Stated goal: Can you set down, exactly as they appear below, the lines from the opening of the material through the one bearing "from matplotlib.ticker import MultipleLocator", minus the pictures?

=== Stored data ===

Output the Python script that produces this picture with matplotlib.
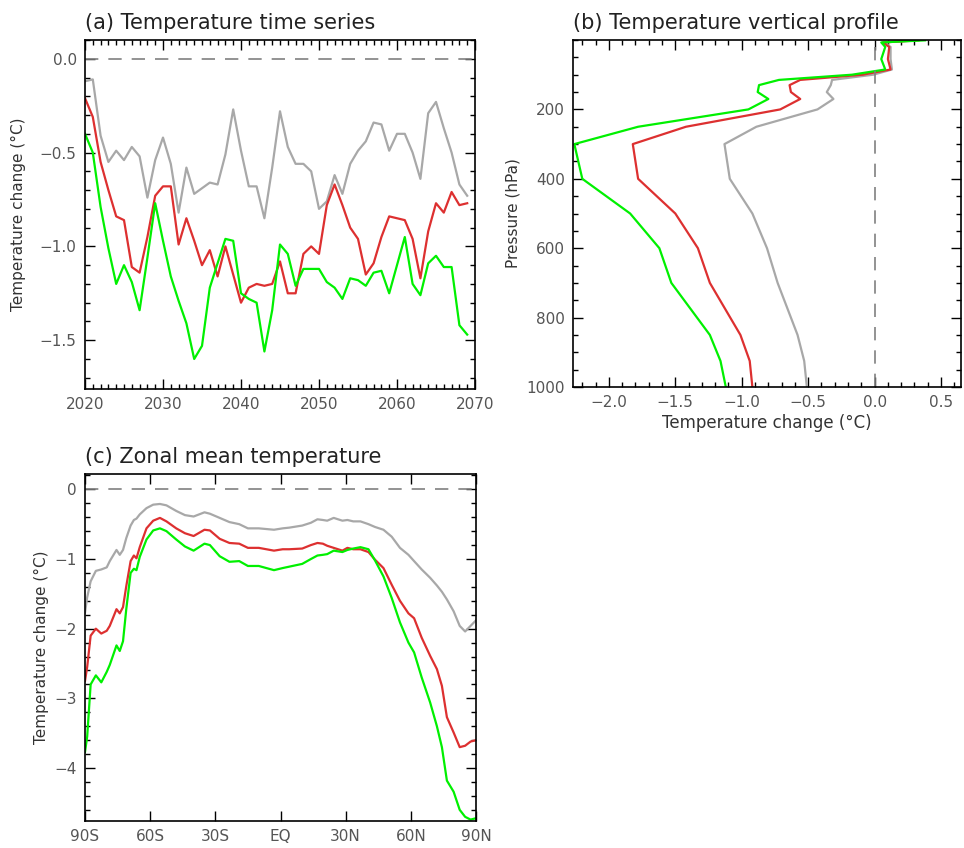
import numpy as np
import matplotlib.pyplot as plt
from matplotlib.ticker import MultipleLocator

# ---- (a) time series, 2020-2069
years = np.arange(2020, 2070)
ts_gray = [-0.12, -0.11, -0.41, -0.55, -0.49, -0.54, -0.47, -0.52, -0.74, -0.54,
           -0.42, -0.56, -0.82, -0.58, -0.72, -0.69, -0.66, -0.67, -0.51, -0.27,
           -0.49, -0.68, -0.68, -0.85, -0.58, -0.28, -0.47, -0.56, -0.56, -0.60,
           -0.80, -0.76, -0.62, -0.72, -0.56, -0.49, -0.44, -0.34, -0.35, -0.49,
           -0.40, -0.40, -0.50, -0.64, -0.29, -0.23, -0.37, -0.50, -0.67, -0.73]
ts_red = [-0.21, -0.31, -0.55, -0.70, -0.84, -0.86, -1.11, -1.14, -0.95, -0.73,
          -0.68, -0.68, -0.99, -0.85, -0.97, -1.10, -1.02, -1.16, -1.00, -1.15,
          -1.30, -1.22, -1.20, -1.21, -1.20, -1.08, -1.25, -1.25, -1.04, -1.00,
          -1.04, -0.78, -0.67, -0.78, -0.90, -0.96, -1.15, -1.09, -0.95, -0.84,
          -0.85, -0.86, -0.96, -1.17, -0.92, -0.77, -0.82, -0.71, -0.78, -0.77]
ts_green = [-0.40, -0.50, -0.79, -1.01, -1.20, -1.10, -1.19, -1.34, -1.06, -0.77,
            -0.97, -1.16, -1.29, -1.41, -1.60, -1.53, -1.22, -1.09, -0.96, -0.97,
            -1.25, -1.28, -1.30, -1.56, -1.34, -0.99, -1.04, -1.21, -1.12, -1.12,
            -1.12, -1.19, -1.22, -1.28, -1.17, -1.18, -1.21, -1.14, -1.13, -1.25,
            -1.10, -0.95, -1.20, -1.26, -1.09, -1.05, -1.11, -1.11, -1.42, -1.47]

# ---- (b) vertical profile
plev = [1000, 925, 850, 700, 600, 500, 400, 300, 250, 200, 170, 150, 130, 115,
        100, 85, 55, 20, 7, 1]
vp_gray = [-0.51, -0.53, -0.58, -0.73, -0.81, -0.92, -1.09, -1.13, -0.89, -0.43,
           -0.31, -0.36, -0.33, -0.32, -0.01, 0.13, 0.12, 0.12, 0.07, 0.30]
vp_red = [-0.92, -0.94, -1.01, -1.24, -1.33, -1.50, -1.78, -1.82, -1.42, -0.71,
          -0.56, -0.63, -0.64, -0.56, -0.09, 0.12, 0.10, 0.11, 0.06, 0.33]
vp_green = [-1.12, -1.16, -1.24, -1.53, -1.62, -1.84, -2.20, -2.26, -1.78, -0.95,
            -0.80, -0.88, -0.87, -0.72, -0.17, 0.08, 0.05, 0.08, 0.05, 0.38]

# ---- (c) zonal mean
lat_s = [-90, -89, -87.4, -85, -82.5, -80, -78.6, -75.5, -74, -72.5, -71, -69,
         -67.5, -66.3, -64.8, -61.7, -58.6, -55.5, -52.5, -48, -44, -40, -35,
         -32.5, -28, -23.5, -19, -15, -10, -3, 1, 4, 10, 14, 17, 19.5, 21.5, 24.5,
         28.5, 30.8, 33.5, 36.8, 40.5, 43.5, 47.4, 51.2, 55, 58.9, 61.5, 65,
         68.9, 72, 74.3, 76.6, 79.7, 82.5, 85, 87.5, 90]
zm_gray = [-1.77, -1.55, -1.32, -1.17, -1.15, -1.12, -1.03, -0.87, -0.94, -0.87,
           -0.70, -0.52, -0.44, -0.42, -0.36, -0.27, -0.22, -0.21, -0.23, -0.31,
           -0.37, -0.39, -0.33, -0.35, -0.41, -0.47, -0.50, -0.56, -0.56, -0.58,
           -0.56, -0.55, -0.52, -0.48, -0.43, -0.44, -0.45, -0.41, -0.45, -0.44,
           -0.46, -0.46, -0.50, -0.54, -0.58, -0.68, -0.84, -0.94, -1.03, -1.15,
           -1.27, -1.38, -1.47, -1.58, -1.75, -1.96, -2.04, -1.96, -1.88]
zm_red = [-2.75, -2.55, -2.10, -2.00, -2.07, -2.03, -1.96, -1.72, -1.78, -1.69,
          -1.39, -1.03, -0.95, -0.99, -0.83, -0.56, -0.45, -0.41, -0.46, -0.56,
          -0.63, -0.67, -0.58, -0.59, -0.71, -0.77, -0.78, -0.84, -0.84, -0.88,
          -0.86, -0.86, -0.85, -0.80, -0.77, -0.78, -0.81, -0.84, -0.88, -0.84,
          -0.86, -0.86, -0.90, -1.01, -1.13, -1.37, -1.60, -1.78, -1.85, -2.13,
          -2.39, -2.58, -2.82, -3.27, -3.49, -3.70, -3.68, -3.62, -3.60]
zm_green = [-3.77, -3.55, -2.80, -2.67, -2.77, -2.62, -2.52, -2.24, -2.32, -2.18,
            -1.72, -1.20, -1.14, -1.16, -0.97, -0.72, -0.59, -0.56, -0.60, -0.72,
            -0.82, -0.88, -0.78, -0.80, -0.96, -1.04, -1.03, -1.10, -1.10, -1.16,
            -1.13, -1.11, -1.07, -1.00, -0.95, -0.94, -0.93, -0.88, -0.90, -0.87,
            -0.85, -0.83, -0.86, -1.02, -1.25, -1.56, -1.91, -2.20, -2.34, -2.70,
            -3.06, -3.40, -3.70, -4.18, -4.34, -4.60, -4.70, -4.74, -4.72]

GRAY = '#a8a8a8'
RED = '#dd3030'
GREEN = '#00f000'
LW = 1.6

plt.rcParams['font.family'] = 'DejaVu Sans'
plt.rcParams['xtick.labelcolor'] = '#555555'
plt.rcParams['ytick.labelcolor'] = '#555555'

fig = plt.figure(figsize=(9.64, 8.48), dpi=100)
W, H = 964, 848


def add_axes(x0, y0, x1, y1):
    return fig.add_axes([x0 / W, 1 - y1 / H, (x1 - x0) / W, (y1 - y0) / H])


def style(ax):
    ax.tick_params(which='both', direction='in', top=True, right=True,
                   labelsize=11, color='black')
    ax.tick_params(which='major', length=7, width=1, pad=6)
    ax.tick_params(which='minor', length=3.5, width=1)
    for s in ax.spines.values():
        s.set_linewidth(1.2)


# (a)
ax1 = add_axes(85, 40, 475, 389)
ax1.plot(years, ts_gray, color=GRAY, lw=LW)
ax1.plot(years, ts_red, color=RED, lw=LW)
ax1.plot(years, ts_green, color=GREEN, lw=LW)
ax1.axhline(0, color='#808080', lw=1.2, dashes=(8, 6))
ax1.set_xlim(2020, 2070)
ax1.set_ylim(-1.76, 0.1)
ax1.xaxis.set_major_locator(MultipleLocator(10))
ax1.xaxis.set_minor_locator(MultipleLocator(1))
ax1.yaxis.set_major_locator(MultipleLocator(0.5))
ax1.yaxis.set_minor_locator(MultipleLocator(0.1))
ax1.yaxis.set_major_formatter(lambda v, p: f'{v:.1f}'.replace('-', '\u2212'))
ax1.set_ylabel('Temperature change (\u00b0C)', fontsize=11, color='#333333',
               labelpad=10)
ax1.set_title('(a) Temperature time series', loc='left', fontsize=15, pad=8,
              color='#222222')
style(ax1)

# (b)
ax2 = add_axes(573, 40, 961, 387)
ax2.plot(vp_gray, plev, color=GRAY, lw=LW)
ax2.plot(vp_red, plev, color=RED, lw=LW)
ax2.plot(vp_green, plev, color=GREEN, lw=LW)
ax2.axvline(0, color='#808080', lw=1.2, dashes=(8, 6))
ax2.set_xlim(-2.27, 0.65)
ax2.set_ylim(1000, 0)
ax2.set_yticks([200, 400, 600, 800, 1000])
ax2.yaxis.set_minor_locator(MultipleLocator(50))
ax2.xaxis.set_major_locator(MultipleLocator(0.5))
ax2.xaxis.set_minor_locator(MultipleLocator(0.1))
ax2.xaxis.set_major_formatter(lambda v, p: f'{v:.1f}'.replace('-', '\u2212'))
ax2.set_ylabel('Pressure (hPa)', fontsize=11, color='#333333')
ax2.set_xlabel('Temperature change (\u00b0C)', fontsize=12, color='#333333',
               labelpad=3)
ax2.set_title('(b) Temperature vertical profile', loc='left', fontsize=15, pad=8,
              color='#222222')
style(ax2)

# (c)
ax3 = add_axes(85, 474, 476, 821)
ax3.plot(lat_s, zm_gray, color=GRAY, lw=LW)
ax3.plot(lat_s, zm_red, color=RED, lw=LW)
ax3.plot(lat_s, zm_green, color=GREEN, lw=LW)
ax3.axhline(0, color='#808080', lw=1.2, dashes=(8, 6))
ax3.set_xlim(-90, 90)
ax3.set_ylim(-4.76, 0.22)
ax3.set_xticks([-90, -60, -30, 0, 30, 60, 90])
ax3.set_xticklabels(['90S', '60S', '30S', 'EQ', '30N', '60N', '90N'])
ax3.yaxis.set_major_locator(MultipleLocator(1))
ax3.yaxis.set_minor_locator(MultipleLocator(0.2))
ax3.yaxis.set_major_formatter(lambda v, p: f'{v:.0f}'.replace('-', '\u2212'))
ax3.set_ylabel('Temperature change (\u00b0C)', fontsize=11, color='#333333')
ax3.set_title('(c) Zonal mean temperature', loc='left', fontsize=15, pad=8,
              color='#222222')
style(ax3)

fig.savefig('out.png', dpi=100)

===

Correct result:
Output the Python script that produces this picture with matplotlib.
import numpy as np
import matplotlib.pyplot as plt
from matplotlib.ticker import MultipleLocator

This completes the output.